- Given material:
§
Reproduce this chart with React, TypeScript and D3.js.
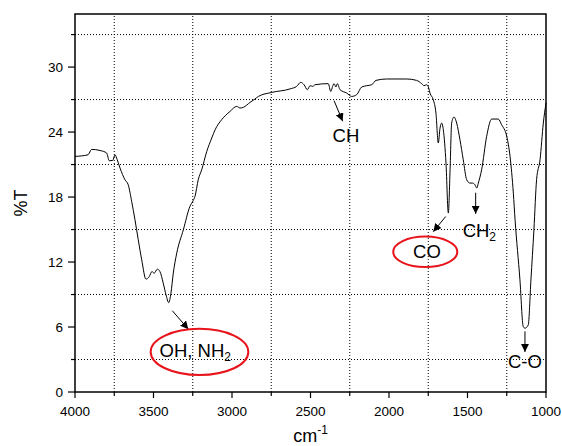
import React from "react"
import * as d3 from "d3"

// FTIR spectrum
const wavenumber = [
    4000, 3917, 3894, 3841, 3798, 3782, 3760, 3745, 3731, 3713, 3682, 3661, 3639, 3618, 3597, 3575,
    3548, 3527, 3510, 3495, 3476, 3459, 3438, 3420, 3403, 3389, 3374, 3352, 3310, 3268, 3247, 3236,
    3215, 3193, 3161, 3129, 3108, 3066, 3013, 2970, 2949, 2928, 2885, 2854, 2832, 2747, 2631, 2588,
    2562, 2541, 2520, 2503, 2486, 2471, 2387, 2371, 2359, 2350, 2338, 2329, 2312, 2269, 2238, 2206,
    2174, 2142, 2110, 2083, 2015, 1887, 1824, 1792, 1777, 1760, 1747, 1739, 1718, 1701, 1686, 1675,
    1664, 1654, 1637, 1622, 1611, 1601, 1586, 1569, 1548, 1527, 1505, 1484, 1467, 1452, 1441, 1431,
    1410, 1378, 1346, 1304, 1283, 1250, 1229, 1208, 1197, 1166, 1145, 1134, 1113, 1096, 1077, 1060,
    1038, 1017, 1000,
]
const transmittance = [
    21.75, 21.9, 22.4, 22.3, 22.06, 21.35, 21.38, 21.9, 21.44, 20.67, 19.6, 19.13, 17.59, 15.9, 14.05, 12.2,
    10.42, 10.66, 11.12, 10.97, 11.34, 11.12, 10.05, 8.96, 8.25, 9.12, 10.97, 12.82, 14.97, 17.13, 17.68, 18.05,
    19.6, 20.52, 22.2, 23.45, 24.2, 25.14, 25.9, 26.37, 26.22, 26.28, 26.74, 27.05, 27.29, 27.66, 27.98, 28.22,
    28.59, 28.37, 27.91, 28.28, 28.22, 28.37, 28.47, 27.75, 28.22, 28.47, 28.16, 28.47, 27.91, 27.6, 27.29, 27.45,
    28.16, 28.28, 28.37, 28.77, 28.9, 28.9, 28.77, 28.47, 28.28, 28.37, 28.07, 27.6, 26.99, 25.76, 22.99, 24.37,
    24.83, 24.21, 21.14, 16.52, 20.52, 24.83, 25.39, 24.83, 23.29, 21.44, 19.59, 19.29, 19.29, 19.13, 18.83, 19.29,
    20.52, 23.6, 25.2, 25.2, 24.68, 23.6, 21.75, 18.36, 15.9, 10.35, 6.04, 5.89, 6.19, 10.35, 14.97, 19.6,
    21.44, 24.83, 26.68,
]

const xMajorTicks = [4000, 3500, 3000, 2500, 2000, 1500, 1000]
const xMinorTicks = [3750, 3250, 2750, 2250, 1750, 1250]
const yMajorTicks = [0, 6, 12, 18, 24, 30]
const yMinorTicks = [3, 9, 15, 21, 27, 33]

// arrows: [fromW, fromT, toW, toT]
const arrows = [
    [2350, 26.9, 2295, 25.0],
    [3380, 7.5, 3278, 5.8],
    [1639, 16.2, 1718, 14.8],
    [1448, 18.4, 1448, 16.45],
    [1134, 5.6, 1134, 3.7],
]
// red ellipses: [centerW, centerT, radiusW, radiusT]
const ellipses = [
    [3207, 3.7, 311, 2.13],
    [1769, 12.94, 204, 1.41],
]

const width = 562
const height = 446
const margin = { top: 14, right: 16, bottom: 54, left: 75 }
const font = "'Liberation Sans', Arial, sans-serif"

export default function App() {
    const x = d3.scaleLinear().domain([4000, 1000]).range([margin.left, width - margin.right])
    const y = d3.scaleLinear().domain([0, 34.9]).range([height - margin.bottom, margin.top])

    const points: [number, number][] = wavenumber.map((w, i) => [w, transmittance[i]])
    const line = d3.line<[number, number]>()
        .x(d => x(d[0]))
        .y(d => y(d[1]))
        .curve(d3.curveMonotoneX)

    const x0 = x.range()[0], x1 = x.range()[1]
    const y0 = y.range()[0], y1 = y.range()[1]

    return (
        <svg width={width} height={height} style={{ position: "absolute", left: 0, top: 0, background: "#fff" }}
             fontFamily={font}>
            <defs>
                <marker id="head" viewBox="0 0 10 10" refX="10" refY="5" markerWidth="8" markerHeight="8"
                        markerUnits="userSpaceOnUse" orient="auto">
                    <path d="M0,0 L10,5 L0,10 z" fill="#000"/>
                </marker>
            </defs>

            {/* grid */}
            <g stroke="#000" strokeWidth={1} strokeDasharray="1,2">
                {xMinorTicks.map(t => <line key={t} x1={x(t)} x2={x(t)} y1={y0} y2={y1}/>)}
                {yMinorTicks.map(t => <line key={t} x1={x0} x2={x1} y1={y(t)} y2={y(t)}/>)}
            </g>

            {/* spectrum */}
            <path d={line(points) ?? ""} fill="none" stroke="#000" strokeWidth={1}/>

            {/* frame */}
            <rect x={x0} y={y1} width={x1 - x0} height={y0 - y1} fill="none" stroke="#000" strokeWidth={1.5}/>

            {/* ticks */}
            <g stroke="#000" strokeWidth={1.2}>
                {xMajorTicks.map(t => <line key={t} x1={x(t)} x2={x(t)} y1={y0} y2={y0 + 6}/>)}
                {xMinorTicks.map(t => <line key={t} x1={x(t)} x2={x(t)} y1={y0} y2={y0 + 4}/>)}
                {yMajorTicks.map(t => <line key={t} x1={x0 - 7} x2={x0} y1={y(t)} y2={y(t)}/>)}
                {yMinorTicks.map(t => <line key={t} x1={x0 - 4} x2={x0} y1={y(t)} y2={y(t)}/>)}
            </g>
            <g fontSize={13.5} fill="#000">
                {xMajorTicks.map(t => <text key={t} x={x(t)} y={y0 + 24} textAnchor="middle">{t}</text>)}
                {yMajorTicks.map(t => <text key={t} x={x0 - 12} y={y(t) + 5} textAnchor="end">{t}</text>)}
            </g>

            {/* axis titles */}
            <text x={(x0 + x1) / 2} y={height - 4} textAnchor="middle" fontSize={18}>
                cm<tspan fontSize={12} dy={-8}>-1</tspan>
            </text>
            <text transform={`translate(27, ${(y0 + y1) / 2}) rotate(-90)`} textAnchor="middle" fontSize={18}>%T</text>

            {/* annotations */}
            <g stroke="#000" strokeWidth={1}>
                {arrows.map((a, i) => (
                    <line key={i} x1={x(a[0])} y1={y(a[1])} x2={x(a[2])} y2={y(a[3])} markerEnd="url(#head)"/>
                ))}
            </g>
            <g fill="none" stroke="#e8141c" strokeWidth={2}>
                {ellipses.map((e, i) => (
                    <ellipse key={i} cx={x(e[0])} cy={y(e[1])}
                             rx={Math.abs(x(e[0] + e[2]) - x(e[0]))} ry={Math.abs(y(e[1] + e[3]) - y(e[1]))}/>
                ))}
            </g>
            <g fontSize={18.5} fill="#000">
                <text x={x(2274)} y={y(23.1)} textAnchor="middle">CH</text>
                <text x={x(3234)} y={y(3.21)} textAnchor="middle">
                    OH, NH<tspan fontSize={12} dy={4}>2</tspan>
                </text>
                <text x={x(1758)} y={y(12.36)} textAnchor="middle">CO</text>
                <text x={x(1531)} y={y(14.35)}>
                    CH<tspan fontSize={12} dy={4}>2</tspan>
                </text>
                <text x={x(1134)} y={y(2.19)} textAnchor="middle">C-O</text>
            </g>
        </svg>
    )
}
§
- Task goal:
Working from the lines above, reproduce the material exactly and exclude its pictures.

- Result of this exercise:
Reproduce this chart with React, TypeScript and D3.js.
import React from "react"
import * as d3 from "d3"

// FTIR spectrum
const wavenumber = [
    4000, 3917, 3894, 3841, 3798, 3782, 3760, 3745, 3731, 3713, 3682, 3661, 3639, 3618, 3597, 3575,
    3548, 3527, 3510, 3495, 3476, 3459, 3438, 3420, 3403, 3389, 3374, 3352, 3310, 3268, 3247, 3236,
    3215, 3193, 3161, 3129, 3108, 3066, 3013, 2970, 2949, 2928, 2885, 2854, 2832, 2747, 2631, 2588,
    2562, 2541, 2520, 2503, 2486, 2471, 2387, 2371, 2359, 2350, 2338, 2329, 2312, 2269, 2238, 2206,
    2174, 2142, 2110, 2083, 2015, 1887, 1824, 1792, 1777, 1760, 1747, 1739, 1718, 1701, 1686, 1675,
    1664, 1654, 1637, 1622, 1611, 1601, 1586, 1569, 1548, 1527, 1505, 1484, 1467, 1452, 1441, 1431,
    1410, 1378, 1346, 1304, 1283, 1250, 1229, 1208, 1197, 1166, 1145, 1134, 1113, 1096, 1077, 1060,
    1038, 1017, 1000,
]
const transmittance = [
    21.75, 21.9, 22.4, 22.3, 22.06, 21.35, 21.38, 21.9, 21.44, 20.67, 19.6, 19.13, 17.59, 15.9, 14.05, 12.2,
    10.42, 10.66, 11.12, 10.97, 11.34, 11.12, 10.05, 8.96, 8.25, 9.12, 10.97, 12.82, 14.97, 17.13, 17.68, 18.05,
    19.6, 20.52, 22.2, 23.45, 24.2, 25.14, 25.9, 26.37, 26.22, 26.28, 26.74, 27.05, 27.29, 27.66, 27.98, 28.22,
    28.59, 28.37, 27.91, 28.28, 28.22, 28.37, 28.47, 27.75, 28.22, 28.47, 28.16, 28.47, 27.91, 27.6, 27.29, 27.45,
    28.16, 28.28, 28.37, 28.77, 28.9, 28.9, 28.77, 28.47, 28.28, 28.37, 28.07, 27.6, 26.99, 25.76, 22.99, 24.37,
    24.83, 24.21, 21.14, 16.52, 20.52, 24.83, 25.39, 24.83, 23.29, 21.44, 19.59, 19.29, 19.29, 19.13, 18.83, 19.29,
    20.52, 23.6, 25.2, 25.2, 24.68, 23.6, 21.75, 18.36, 15.9, 10.35, 6.04, 5.89, 6.19, 10.35, 14.97, 19.6,
    21.44, 24.83, 26.68,
]

const xMajorTicks = [4000, 3500, 3000, 2500, 2000, 1500, 1000]
const xMinorTicks = [3750, 3250, 2750, 2250, 1750, 1250]
const yMajorTicks = [0, 6, 12, 18, 24, 30]
const yMinorTicks = [3, 9, 15, 21, 27, 33]

// arrows: [fromW, fromT, toW, toT]
const arrows = [
    [2350, 26.9, 2295, 25.0],
    [3380, 7.5, 3278, 5.8],
    [1639, 16.2, 1718, 14.8],
    [1448, 18.4, 1448, 16.45],
    [1134, 5.6, 1134, 3.7],
]
// red ellipses: [centerW, centerT, radiusW, radiusT]
const ellipses = [
    [3207, 3.7, 311, 2.13],
    [1769, 12.94, 204, 1.41],
]

const width = 562
const height = 446
const margin = { top: 14, right: 16, bottom: 54, left: 75 }
const font = "'Liberation Sans', Arial, sans-serif"

export default function App() {
    const x = d3.scaleLinear().domain([4000, 1000]).range([margin.left, width - margin.right])
    const y = d3.scaleLinear().domain([0, 34.9]).range([height - margin.bottom, margin.top])

    const points: [number, number][] = wavenumber.map((w, i) => [w, transmittance[i]])
    const line = d3.line<[number, number]>()
        .x(d => x(d[0]))
        .y(d => y(d[1]))
        .curve(d3.curveMonotoneX)

    const x0 = x.range()[0], x1 = x.range()[1]
    const y0 = y.range()[0], y1 = y.range()[1]

    return (
        <svg width={width} height={height} style={{ position: "absolute", left: 0, top: 0, background: "#fff" }}
             fontFamily={font}>
            <defs>
                <marker id="head" viewBox="0 0 10 10" refX="10" refY="5" markerWidth="8" markerHeight="8"
                        markerUnits="userSpaceOnUse" orient="auto">
                    <path d="M0,0 L10,5 L0,10 z" fill="#000"/>
                </marker>
            </defs>

            {/* grid */}
            <g stroke="#000" strokeWidth={1} strokeDasharray="1,2">
                {xMinorTicks.map(t => <line key={t} x1={x(t)} x2={x(t)} y1={y0} y2={y1}/>)}
                {yMinorTicks.map(t => <line key={t} x1={x0} x2={x1} y1={y(t)} y2={y(t)}/>)}
            </g>

            {/* spectrum */}
            <path d={line(points) ?? ""} fill="none" stroke="#000" strokeWidth={1}/>

            {/* frame */}
            <rect x={x0} y={y1} width={x1 - x0} height={y0 - y1} fill="none" stroke="#000" strokeWidth={1.5}/>

            {/* ticks */}
            <g stroke="#000" strokeWidth={1.2}>
                {xMajorTicks.map(t => <line key={t} x1={x(t)} x2={x(t)} y1={y0} y2={y0 + 6}/>)}
                {xMinorTicks.map(t => <line key={t} x1={x(t)} x2={x(t)} y1={y0} y2={y0 + 4}/>)}
                {yMajorTicks.map(t => <line key={t} x1={x0 - 7} x2={x0} y1={y(t)} y2={y(t)}/>)}
                {yMinorTicks.map(t => <line key={t} x1={x0 - 4} x2={x0} y1={y(t)} y2={y(t)}/>)}
            </g>
            <g fontSize={13.5} fill="#000">
                {xMajorTicks.map(t => <text key={t} x={x(t)} y={y0 + 24} textAnchor="middle">{t}</text>)}
                {yMajorTicks.map(t => <text key={t} x={x0 - 12} y={y(t) + 5} textAnchor="end">{t}</text>)}
            </g>

            {/* axis titles */}
            <text x={(x0 + x1) / 2} y={height - 4} textAnchor="middle" fontSize={18}>
                cm<tspan fontSize={12} dy={-8}>-1</tspan>
            </text>
            <text transform={`translate(27, ${(y0 + y1) / 2}) rotate(-90)`} textAnchor="middle" fontSize={18}>%T</text>

            {/* annotations */}
            <g stroke="#000" strokeWidth={1}>
                {arrows.map((a, i) => (
                    <line key={i} x1={x(a[0])} y1={y(a[1])} x2={x(a[2])} y2={y(a[3])} markerEnd="url(#head)"/>
                ))}
            </g>
            <g fill="none" stroke="#e8141c" strokeWidth={2}>
                {ellipses.map((e, i) => (
                    <ellipse key={i} cx={x(e[0])} cy={y(e[1])}
                             rx={Math.abs(x(e[0] + e[2]) - x(e[0]))} ry={Math.abs(y(e[1] + e[3]) - y(e[1]))}/>
                ))}
            </g>
            <g fontSize={18.5} fill="#000">
                <text x={x(2274)} y={y(23.1)} textAnchor="middle">CH</text>
                <text x={x(3234)} y={y(3.21)} textAnchor="middle">
                    OH, NH<tspan fontSize={12} dy={4}>2</tspan>
                </text>
                <text x={x(1758)} y={y(12.36)} textAnchor="middle">CO</text>
                <text x={x(1531)} y={y(14.35)}>
                    CH<tspan fontSize={12} dy={4}>2</tspan>
                </text>
                <text x={x(1134)} y={y(2.19)} textAnchor="middle">C-O</text>
            </g>
        </svg>
    )
}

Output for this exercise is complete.